Rich Stoebe, spokesman for Minneapolis-based Jostens, said although the company still offers a rental service, the popularity of single-use gowns increased in the 1970s, which he attributed to convenience.
And that convenience is one of the main reasons the University bookstore chooses to sell disposable gowns for undergraduate commencement ceremonies, Crabb said.
“If you rent, then you take them back and you have to get them dry cleaned,” he said. “To try to dry clean 6,000 to 7,000 gowns, I think environmentally is probably much more damaging than maybe the alternative.”
But the polyester that makes up the one-time-use gowns is unlikely to decompose at all, said Mrinal Bhattacharya, a professor of bioproducts and biosystems engineering.
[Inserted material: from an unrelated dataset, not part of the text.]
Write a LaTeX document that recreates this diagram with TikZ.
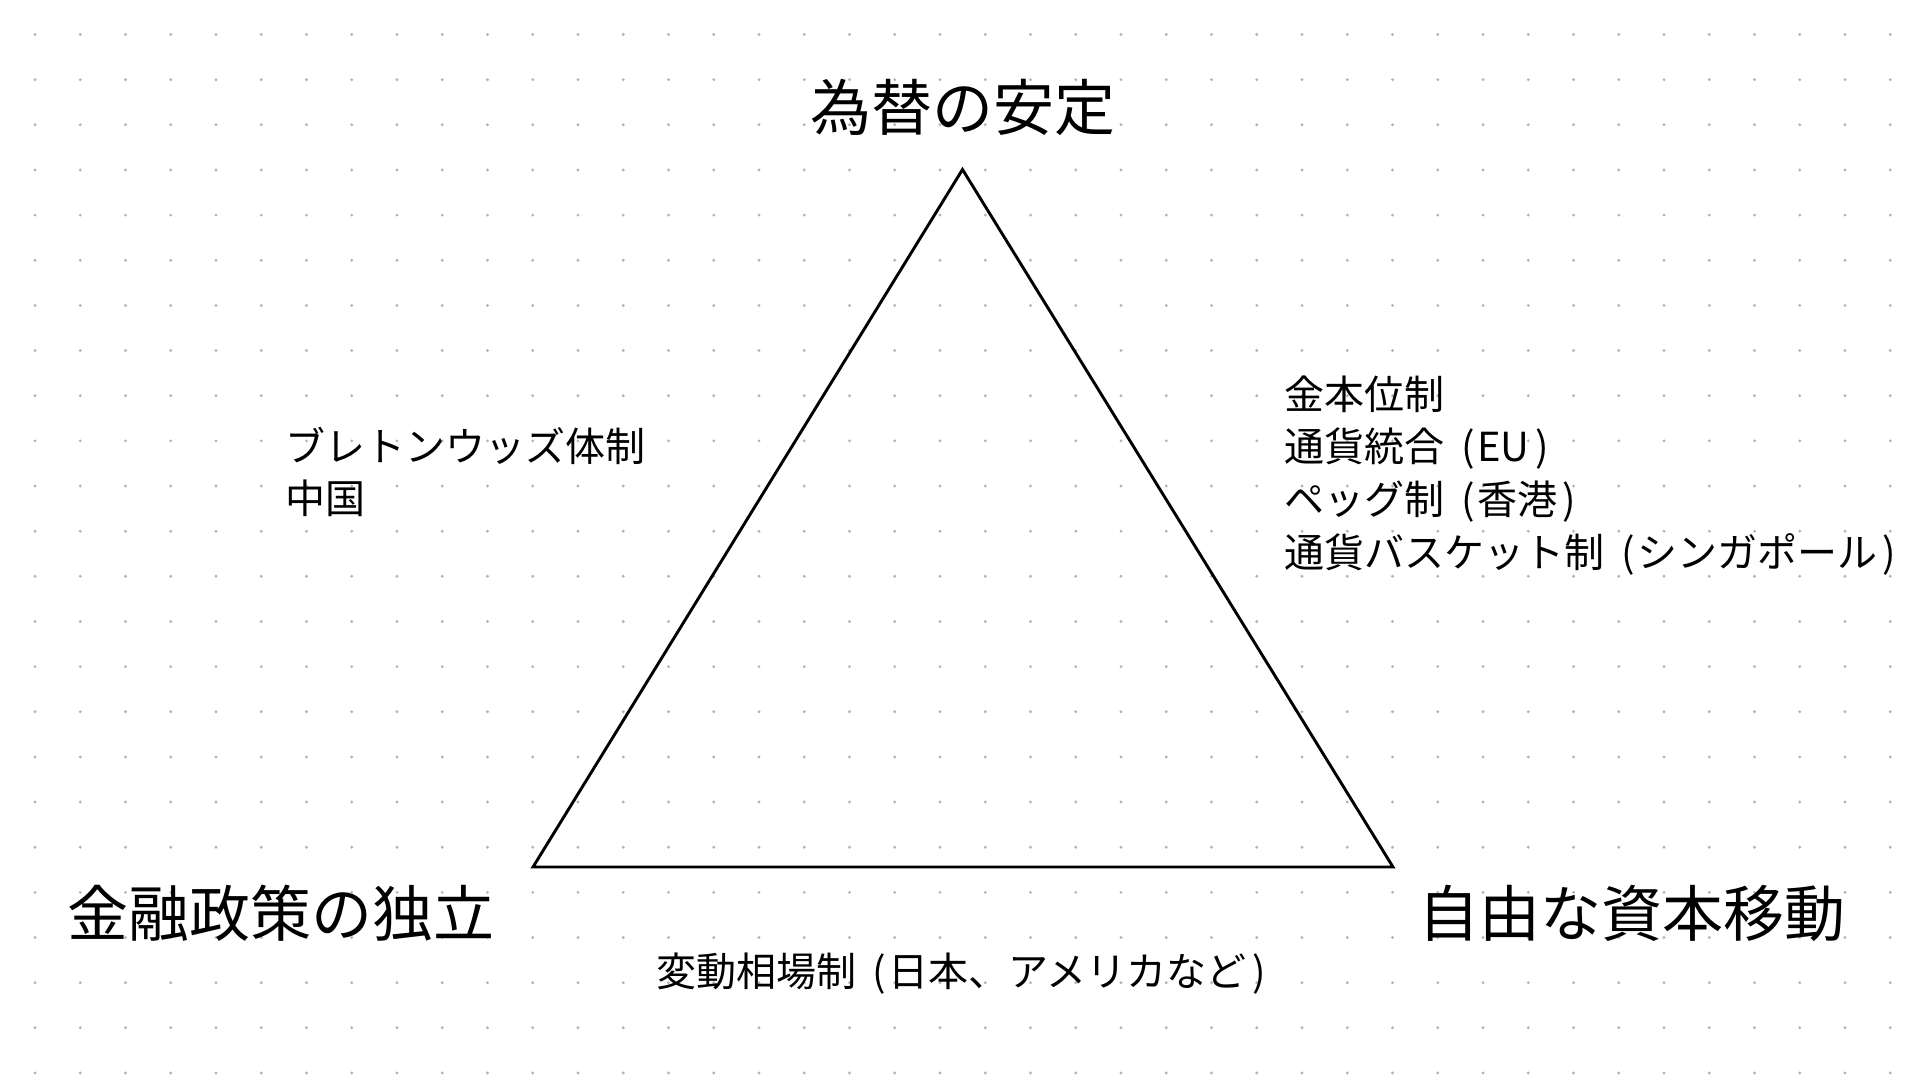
\documentclass[tikz,border=0pt]{standalone}
\usepackage{fontspec}
\setmainfont{Noto Sans CJK JP}
\usetikzlibrary{positioning}
\definecolor{dotgray}{HTML}{B4B4B4}
\newcommand{\paren}[1]{\hspace{0.2em}(\hspace{0.06em}#1\hspace{0.14em})}
\tikzset{
   goal/.style = {%
    anchor=base,
    inner sep=0pt,
    font=\fontsize{61}{61}\selectfont},
 regime/.style = {%
    anchor=base west,
    inner sep=0pt,
    font=\fontsize{40}{40}\selectfont},
   side/.style = {%
    draw=black,
    line width=2.9pt},
    }

\begin{document}
\begin{tikzpicture}[x=1pt,y=-1pt]
            \fill[white] (0,0) rectangle (1920,1080);
            \useasboundingbox (0,0) rectangle (1920,1080);
            % dot grid
            \foreach \i in {0,...,41}
                \foreach \j in {0,...,23}
                    \fill[dotgray] (35+\i*45.25,34.5+\j*45.15) circle (1.6);
            % trilemma
            \coordinate (vfx)  at (962.5,169.5);
            \coordinate (vmp)  at (533,867);
            \coordinate (vcap) at (1393,867);
            \draw[side] (vmp) -- (vfx) -- (vcap) -- cycle;
            \node[goal] (fx) at (963,130) {為替の安定};
            \node[goal, anchor=base west] (mp)  at (67,936)   {金融政策の独立};
            \node[goal, anchor=base west] (cap) at (1418,936) {自由な資本移動};
            % regimes
            \foreach \t [count=\i] in {{ブレトンウッズ体制}, {中国}}
                \node[regime] (l\i) at (285,408.3+\i*52.7) {\t};
            \foreach \t [count=\i] in {{金本位制}, {通貨統合 \paren{EU}}, {ペッグ制 \paren{香港}}, {通貨バスケット制 \paren{シンガポール}}}
                \node[regime] (r\i) at (1284,356.3+\i*52.7) {\t};
            \node[regime, anchor=base] (float) at (961,986) {変動相場制 \paren{日本、アメリカなど}};
        \end{tikzpicture}
\end{document}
“Just looking at it, it would be easier to dry clean them and reuse them, than to just throw them away,” he said.
Although cost may drive their decisions, some seniors are looking for ways to reuse and recycle gowns.
When public relations senior Angela Damiani purchased her cap and gown a few weeks ago, the cost of the traditional commencement attire was weighing on her mind more than whether it was environmentally friendly.
Damiani said her brother will be attending the University in the fall, and like she did with her high school cap and gown, she’ll save it for him.
“(The cap and gown) are not that big of deal for most people, so they are like, ‘I guess I will just pay the $30 because I have to walk anyway,’ without thinking about the ‘ungreen’ aspect of it,” she said.
Fish and wildlife senior Becca Haack said she’s taking advantage of the opportunity to borrow a cap and gown from the College of Food, Agricultural, and Natural Resource Sciences.
“It’s a huge waste,” she said. “Nobody wears them again and it’s just for the formality of it. I feel like it’s a waste of money and a waste of resources.”
Prior to hearing about borrowing a cap and gown, Haack said she and her roommate were going to share a set, as they’re graduating on different dates.
Students don’t realize how many gowns are purchased, later to wind up in the trash heap, she said.
“I haven’t looked at my high school gown once,” Haack said. “The only reason I still have it is because I haven’t made the effort to get rid of it yet.”
Crabb said he’d be willing to consider a more environmentally friendly alternative in the future.
“The green element is definitely a big component of what we’ve seen (with other products), but we haven’t seen anything viable in the cap-and-gown industry,” he said.
For that to change, consumers will have to be proactive, Giuliani said.
“In our society we are looking for quick, easy gratification in all aspects,” he said. “If there is a quicker, easier way to do something, we will do it regardless of the potential outcome.”